有关更多管道参数的信息，请参阅官方的文档。

服务部署

使用LMDeploy的api_server，可以通过一行命令轻松将模型打包成服务。它提供的RESTful API与OpenAI的接口兼容。以下是服务启动的示例：

lmdeploy serve api_server OpenGVLab/InternVL2-2B-AWQ --backend turbomind --server-port 23333 --model-format awq

为了使用OpenAI样式的接口，需要安装OpenAI库：

pip install openai

然后，通过以下代码进行API调用：

from openai import OpenAI

client = OpenAI(api_key='YOUR_API_KEY', base_url='http://0.0.0.0:23333/v1')
model_name = client.models.list().data[0].id
response = client.chat.completions.create(
    model=model_name,
    messages=[{
        'role':
        'user',
        'content': [{
            'type': 'text',
            'text': 'describe this image',
        }, {
            'type': 'image_url',
            'image_url': {
                'url':
                'https://modelscope.oss-cn-beijing.aliyuncs.com/resource/tiger.jpeg',
            },
        }],
    }],
    temperature=0.8,
    top_p=0.8)
print(response)

许可和引用

该项目根据MIT许可协议开放，而InternLM2则根据Apache-2.0许可协议开放。
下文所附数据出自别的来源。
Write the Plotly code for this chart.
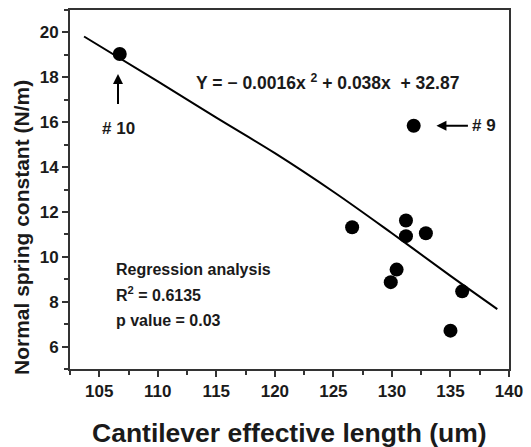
import plotly.graph_objects as go

# data points
length_um = [106.75, 131.86, 126.6, 131.2, 131.2, 132.9, 130.4, 129.9, 136.0, 135.0]
spring_k = [19.04, 15.84, 11.32, 11.62, 10.92, 11.05, 9.43, 8.87, 8.46, 6.71]

# fitted curve
fit_x = [103.7, 110, 115, 120, 125, 130, 135, 139]
fit_y = [19.82, 17.82, 16.2, 14.62, 12.9, 11.05, 9.15, 7.67]

x_ticks = [105, 110, 115, 120, 125, 130, 135, 140]
y_ticks = [6, 8, 10, 12, 14, 16, 18, 20]

FONT = "Liberation Sans, Arial, sans-serif"
INK = "#1a1a1a"

fig = go.Figure()
fig.add_trace(go.Scatter(x=fit_x, y=fit_y, mode="lines", line=dict(color="black", width=2, shape="spline"),
                         showlegend=False, hoverinfo="skip"))
fig.add_trace(go.Scatter(x=length_um, y=spring_k, mode="markers",
                         marker=dict(color="black", size=14), showlegend=False))

ann_font = dict(family=FONT, size=17, color=INK)
fig.add_annotation(x=113.1, y=17.8, text="<b>Y = − 0.0016x <sup>2</sup> + 0.038x  + 32.87</b>",
                   showarrow=False, xanchor="left", font=dict(family=FONT, size=17.5, color=INK))
# labelled points with arrows
fig.add_annotation(x=106.6, y=18.15, axref="x", ayref="y", ax=106.6, ay=15.7,
                   text="<b># 10</b>", showarrow=True, borderpad=15,
                   arrowhead=2, arrowsize=1, arrowwidth=2, arrowcolor="black", font=ann_font)
fig.add_annotation(x=133.8, y=15.84, axref="x", ayref="y", ax=137.9, ay=15.84,
                   text="<b># 9</b>", showarrow=True, borderpad=4,
                   arrowhead=2, arrowsize=1, arrowwidth=2, arrowcolor="black", font=ann_font)

stat_font = dict(family=FONT, size=16, color=INK)
fig.add_annotation(x=106.3, y=9.45, text="<b>Regression analysis</b>", showarrow=False, xanchor="left", font=stat_font)
fig.add_annotation(x=106.3, y=8.35, text="<b>R<sup>2</sup> = 0.6135</b>", showarrow=False, xanchor="left", font=stat_font)
fig.add_annotation(x=106.3, y=7.15, text="<b>p value = 0.03</b>", showarrow=False, xanchor="left", font=stat_font)

# axis titles
fig.add_annotation(xref="paper", yref="paper", x=0.5, y=-0.177, yanchor="middle", xanchor="center",
                   text="<b>Cantilever effective length (um)</b>", showarrow=False,
                   font=dict(family=FONT, size=26.5, color=INK))
fig.add_annotation(xref="paper", yref="paper", x=-0.112, y=0.395, yanchor="middle", xanchor="center",
                   text="<b>Normal spring constant (N/m)</b>", showarrow=False, textangle=-90,
                   font=dict(family=FONT, size=21, color=INK))

axis_common = dict(showgrid=False, zeroline=False, showline=True, linecolor="#333", linewidth=2,
                   mirror=True, ticks="outside", tickcolor="#333", tickwidth=2, ticklen=6,
                   tickfont=dict(family=FONT, size=17, color=INK))
fig.update_xaxes(range=[102.5, 140], tickvals=x_ticks, ticktext=[f"<b>{v}</b>" for v in x_ticks],
                 minor=dict(dtick=2.5, tick0=102.5, ticks="outside", ticklen=4, tickwidth=2, tickcolor="#333"),
                 **axis_common)
fig.update_yaxes(range=[5, 21], tickvals=y_ticks, ticktext=[f"<b>{v}</b>" for v in y_ticks],
                 minor=dict(dtick=1, tick0=5, ticks="outside", ticklen=4, tickwidth=2, tickcolor="#333"),
                 **axis_common)
fig.update_layout(width=531, height=447, margin=dict(l=70, r=15, t=8, b=78),
                  plot_bgcolor="white", paper_bgcolor="white")
fig.write_html("out.html", config={"displayModeBar": False},
               post_script="document.body.style.margin='0';")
如果您在研究中发现该项目有用，请考虑引用相关论文：

@article{chen2023internvl,
  title={InternVL: Scaling up Vision Foundation Models and Aligning for Generic Visual-Linguistic Tasks},
  author={Chen, Zhe and Wu, Jiannan and Wang, Wenhai and Su, Weijie and Chen, Guo and Xing, Sen and Zhong, Muyan and Zhang, Qinglong and Zhu, Xizhou and Lu, Lewei and Li, Bin and Luo, Ping and Lu, Tong and Qiao, Yu and Dai, Jifeng},
  journal={arXiv preprint arXiv:2312.14238},
  year={2023}
}
@article{chen2024far,
  title={How Far Are We to GPT-4V? Closing the Gap to Commercial Multimodal Models with Open-Source Suites},
  author={Chen, Zhe and Wang, Weiyun and Tian, Hao and Ye, Shenglong and Gao, Zhangwei and Cui, Erfei and Tong, Wenwen and Hu, Kongzhi and Luo, Jiapeng and Ma, Zheng and others},
  journal={arXiv preprint arXiv:2404.16821},
  year={2024}
}

总之，InternVL2-2B-AWQ项目在视觉基础模型的扩展和通用视觉语言任务的对齐上做出了显著进展，为研究和商业应用提供了强有力的支持。